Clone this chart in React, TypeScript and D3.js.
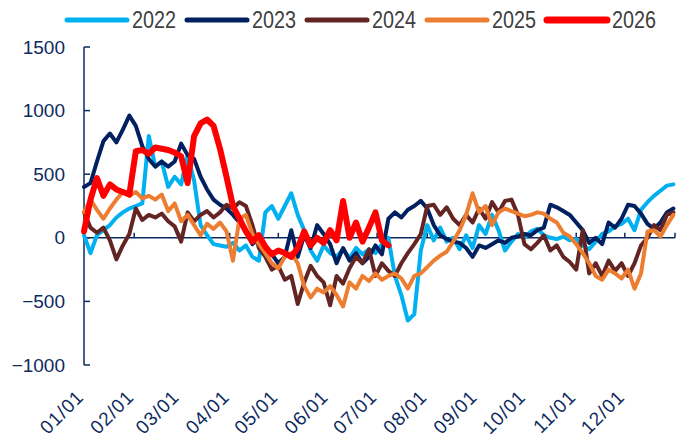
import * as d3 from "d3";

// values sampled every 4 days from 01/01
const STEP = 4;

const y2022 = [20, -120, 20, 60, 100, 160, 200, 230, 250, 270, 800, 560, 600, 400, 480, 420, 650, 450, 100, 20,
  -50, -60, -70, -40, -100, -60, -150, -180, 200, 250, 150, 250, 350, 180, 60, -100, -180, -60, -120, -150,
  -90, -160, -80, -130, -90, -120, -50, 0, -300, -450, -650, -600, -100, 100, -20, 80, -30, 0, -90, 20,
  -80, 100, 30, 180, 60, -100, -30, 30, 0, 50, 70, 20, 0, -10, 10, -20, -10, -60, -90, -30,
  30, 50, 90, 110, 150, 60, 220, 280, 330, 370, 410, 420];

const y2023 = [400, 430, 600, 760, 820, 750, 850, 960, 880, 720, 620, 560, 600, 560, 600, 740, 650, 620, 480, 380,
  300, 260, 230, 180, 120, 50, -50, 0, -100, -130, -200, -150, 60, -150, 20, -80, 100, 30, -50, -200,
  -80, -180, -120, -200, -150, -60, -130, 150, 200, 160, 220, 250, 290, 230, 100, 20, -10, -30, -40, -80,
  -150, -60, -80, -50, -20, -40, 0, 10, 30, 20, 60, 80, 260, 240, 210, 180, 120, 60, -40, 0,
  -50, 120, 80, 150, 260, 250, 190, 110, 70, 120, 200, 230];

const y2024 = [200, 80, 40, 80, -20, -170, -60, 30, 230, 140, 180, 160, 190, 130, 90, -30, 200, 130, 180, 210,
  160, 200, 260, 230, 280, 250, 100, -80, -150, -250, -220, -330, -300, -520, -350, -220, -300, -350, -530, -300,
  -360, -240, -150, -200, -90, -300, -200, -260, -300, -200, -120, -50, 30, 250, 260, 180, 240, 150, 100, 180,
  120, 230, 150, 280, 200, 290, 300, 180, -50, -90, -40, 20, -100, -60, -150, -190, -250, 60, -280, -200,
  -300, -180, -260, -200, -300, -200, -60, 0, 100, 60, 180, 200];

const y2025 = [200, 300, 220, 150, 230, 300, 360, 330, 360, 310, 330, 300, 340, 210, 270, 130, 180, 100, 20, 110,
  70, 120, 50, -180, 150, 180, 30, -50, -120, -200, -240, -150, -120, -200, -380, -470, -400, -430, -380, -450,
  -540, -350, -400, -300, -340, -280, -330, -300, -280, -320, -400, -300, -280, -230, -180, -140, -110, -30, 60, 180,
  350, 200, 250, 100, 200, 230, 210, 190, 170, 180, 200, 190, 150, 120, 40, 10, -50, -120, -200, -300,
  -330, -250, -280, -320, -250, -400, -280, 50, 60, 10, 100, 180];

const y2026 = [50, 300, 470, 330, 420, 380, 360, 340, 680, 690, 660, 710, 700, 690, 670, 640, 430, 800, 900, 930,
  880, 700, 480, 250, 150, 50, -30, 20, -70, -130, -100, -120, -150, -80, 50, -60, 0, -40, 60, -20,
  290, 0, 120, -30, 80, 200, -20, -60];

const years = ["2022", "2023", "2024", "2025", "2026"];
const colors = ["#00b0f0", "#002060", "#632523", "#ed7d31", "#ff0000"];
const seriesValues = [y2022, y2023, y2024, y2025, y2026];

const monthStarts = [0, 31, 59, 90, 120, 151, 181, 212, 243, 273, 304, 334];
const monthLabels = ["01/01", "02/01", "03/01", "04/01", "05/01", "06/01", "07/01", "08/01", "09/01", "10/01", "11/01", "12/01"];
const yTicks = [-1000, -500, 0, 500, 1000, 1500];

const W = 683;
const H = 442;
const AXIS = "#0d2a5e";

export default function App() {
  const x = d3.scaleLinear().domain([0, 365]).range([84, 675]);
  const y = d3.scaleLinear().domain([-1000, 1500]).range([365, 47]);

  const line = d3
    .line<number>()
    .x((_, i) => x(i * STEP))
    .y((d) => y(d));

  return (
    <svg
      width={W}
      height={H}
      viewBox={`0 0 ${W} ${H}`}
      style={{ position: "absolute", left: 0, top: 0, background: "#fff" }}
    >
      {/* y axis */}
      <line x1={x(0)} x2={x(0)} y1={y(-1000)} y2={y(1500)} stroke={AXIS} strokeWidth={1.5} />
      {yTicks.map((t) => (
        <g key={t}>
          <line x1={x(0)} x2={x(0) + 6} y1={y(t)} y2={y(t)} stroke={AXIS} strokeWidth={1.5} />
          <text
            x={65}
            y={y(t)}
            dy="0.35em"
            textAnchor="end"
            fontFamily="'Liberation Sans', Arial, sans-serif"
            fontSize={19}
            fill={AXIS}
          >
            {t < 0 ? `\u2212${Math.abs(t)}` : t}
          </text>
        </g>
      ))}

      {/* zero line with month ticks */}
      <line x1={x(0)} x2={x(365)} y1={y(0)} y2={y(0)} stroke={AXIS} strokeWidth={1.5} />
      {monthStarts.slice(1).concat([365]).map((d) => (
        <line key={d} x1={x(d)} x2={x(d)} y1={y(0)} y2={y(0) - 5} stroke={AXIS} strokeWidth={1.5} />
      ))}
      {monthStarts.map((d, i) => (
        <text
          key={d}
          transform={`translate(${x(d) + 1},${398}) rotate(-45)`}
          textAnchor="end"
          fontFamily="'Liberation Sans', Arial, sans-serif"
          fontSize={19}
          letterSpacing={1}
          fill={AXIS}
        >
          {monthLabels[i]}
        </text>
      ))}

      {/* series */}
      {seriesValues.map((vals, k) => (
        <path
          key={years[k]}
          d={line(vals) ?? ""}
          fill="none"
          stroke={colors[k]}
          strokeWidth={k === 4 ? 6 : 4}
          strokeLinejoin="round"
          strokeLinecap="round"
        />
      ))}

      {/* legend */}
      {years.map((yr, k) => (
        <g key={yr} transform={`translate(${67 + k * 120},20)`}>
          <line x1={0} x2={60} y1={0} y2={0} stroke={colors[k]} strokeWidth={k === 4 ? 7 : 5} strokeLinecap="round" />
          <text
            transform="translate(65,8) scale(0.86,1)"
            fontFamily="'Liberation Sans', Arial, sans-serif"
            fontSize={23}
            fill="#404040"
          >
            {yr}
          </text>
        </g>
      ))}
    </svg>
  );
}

########

* YOUR OBJECTIVE *
All of the lines above should be retyped precisely, apart from the pictures.

* RESPONSE TO THE TASK *
Clone this chart in React, TypeScript and D3.js.
import * as d3 from "d3";

// values sampled every 4 days from 01/01
const STEP = 4;

const y2022 = [20, -120, 20, 60, 100, 160, 200, 230, 250, 270, 800, 560, 600, 400, 480, 420, 650, 450, 100, 20,
  -50, -60, -70, -40, -100, -60, -150, -180, 200, 250, 150, 250, 350, 180, 60, -100, -180, -60, -120, -150,
  -90, -160, -80, -130, -90, -120, -50, 0, -300, -450, -650, -600, -100, 100, -20, 80, -30, 0, -90, 20,
  -80, 100, 30, 180, 60, -100, -30, 30, 0, 50, 70, 20, 0, -10, 10, -20, -10, -60, -90, -30,
  30, 50, 90, 110, 150, 60, 220, 280, 330, 370, 410, 420];

const y2023 = [400, 430, 600, 760, 820, 750, 850, 960, 880, 720, 620, 560, 600, 560, 600, 740, 650, 620, 480, 380,
  300, 260, 230, 180, 120, 50, -50, 0, -100, -130, -200, -150, 60, -150, 20, -80, 100, 30, -50, -200,
  -80, -180, -120, -200, -150, -60, -130, 150, 200, 160, 220, 250, 290, 230, 100, 20, -10, -30, -40, -80,
  -150, -60, -80, -50, -20, -40, 0, 10, 30, 20, 60, 80, 260, 240, 210, 180, 120, 60, -40, 0,
  -50, 120, 80, 150, 260, 250, 190, 110, 70, 120, 200, 230];

const y2024 = [200, 80, 40, 80, -20, -170, -60, 30, 230, 140, 180, 160, 190, 130, 90, -30, 200, 130, 180, 210,
  160, 200, 260, 230, 280, 250, 100, -80, -150, -250, -220, -330, -300, -520, -350, -220, -300, -350, -530, -300,
  -360, -240, -150, -200, -90, -300, -200, -260, -300, -200, -120, -50, 30, 250, 260, 180, 240, 150, 100, 180,
  120, 230, 150, 280, 200, 290, 300, 180, -50, -90, -40, 20, -100, -60, -150, -190, -250, 60, -280, -200,
  -300, -180, -260, -200, -300, -200, -60, 0, 100, 60, 180, 200];

const y2025 = [200, 300, 220, 150, 230, 300, 360, 330, 360, 310, 330, 300, 340, 210, 270, 130, 180, 100, 20, 110,
  70, 120, 50, -180, 150, 180, 30, -50, -120, -200, -240, -150, -120, -200, -380, -470, -400, -430, -380, -450,
  -540, -350, -400, -300, -340, -280, -330, -300, -280, -320, -400, -300, -280, -230, -180, -140, -110, -30, 60, 180,
  350, 200, 250, 100, 200, 230, 210, 190, 170, 180, 200, 190, 150, 120, 40, 10, -50, -120, -200, -300,
  -330, -250, -280, -320, -250, -400, -280, 50, 60, 10, 100, 180];

const y2026 = [50, 300, 470, 330, 420, 380, 360, 340, 680, 690, 660, 710, 700, 690, 670, 640, 430, 800, 900, 930,
  880, 700, 480, 250, 150, 50, -30, 20, -70, -130, -100, -120, -150, -80, 50, -60, 0, -40, 60, -20,
  290, 0, 120, -30, 80, 200, -20, -60];

const years = ["2022", "2023", "2024", "2025", "2026"];
const colors = ["#00b0f0", "#002060", "#632523", "#ed7d31", "#ff0000"];
const seriesValues = [y2022, y2023, y2024, y2025, y2026];

const monthStarts = [0, 31, 59, 90, 120, 151, 181, 212, 243, 273, 304, 334];
const monthLabels = ["01/01", "02/01", "03/01", "04/01", "05/01", "06/01", "07/01", "08/01", "09/01", "10/01", "11/01", "12/01"];
const yTicks = [-1000, -500, 0, 500, 1000, 1500];

const W = 683;
const H = 442;
const AXIS = "#0d2a5e";

export default function App() {
  const x = d3.scaleLinear().domain([0, 365]).range([84, 675]);
  const y = d3.scaleLinear().domain([-1000, 1500]).range([365, 47]);

  const line = d3
    .line<number>()
    .x((_, i) => x(i * STEP))
    .y((d) => y(d));

  return (
    <svg
      width={W}
      height={H}
      viewBox={`0 0 ${W} ${H}`}
      style={{ position: "absolute", left: 0, top: 0, background: "#fff" }}
    >
      {/* y axis */}
      <line x1={x(0)} x2={x(0)} y1={y(-1000)} y2={y(1500)} stroke={AXIS} strokeWidth={1.5} />
      {yTicks.map((t) => (
        <g key={t}>
          <line x1={x(0)} x2={x(0) + 6} y1={y(t)} y2={y(t)} stroke={AXIS} strokeWidth={1.5} />
          <text
            x={65}
            y={y(t)}
            dy="0.35em"
            textAnchor="end"
            fontFamily="'Liberation Sans', Arial, sans-serif"
            fontSize={19}
            fill={AXIS}
          >
            {t < 0 ? `\u2212${Math.abs(t)}` : t}
          </text>
        </g>
      ))}

      {/* zero line with month ticks */}
      <line x1={x(0)} x2={x(365)} y1={y(0)} y2={y(0)} stroke={AXIS} strokeWidth={1.5} />
      {monthStarts.slice(1).concat([365]).map((d) => (
        <line key={d} x1={x(d)} x2={x(d)} y1={y(0)} y2={y(0) - 5} stroke={AXIS} strokeWidth={1.5} />
      ))}
      {monthStarts.map((d, i) => (
        <text
          key={d}
          transform={`translate(${x(d) + 1},${398}) rotate(-45)`}
          textAnchor="end"
          fontFamily="'Liberation Sans', Arial, sans-serif"
          fontSize={19}
          letterSpacing={1}
          fill={AXIS}
        >
          {monthLabels[i]}
        </text>
      ))}

      {/* series */}
      {seriesValues.map((vals, k) => (
        <path
          key={years[k]}
          d={line(vals) ?? ""}
          fill="none"
          stroke={colors[k]}
          strokeWidth={k === 4 ? 6 : 4}
          strokeLinejoin="round"
          strokeLinecap="round"
        />
      ))}

      {/* legend */}
      {years.map((yr, k) => (
        <g key={yr} transform={`translate(${67 + k * 120},20)`}>
          <line x1={0} x2={60} y1={0} y2={0} stroke={colors[k]} strokeWidth={k === 4 ? 7 : 5} strokeLinecap="round" />
          <text
            transform="translate(65,8) scale(0.86,1)"
            fontFamily="'Liberation Sans', Arial, sans-serif"
            fontSize={23}
            fill="#404040"
          >
            {yr}
          </text>
        </g>
      ))}
    </svg>
  );
}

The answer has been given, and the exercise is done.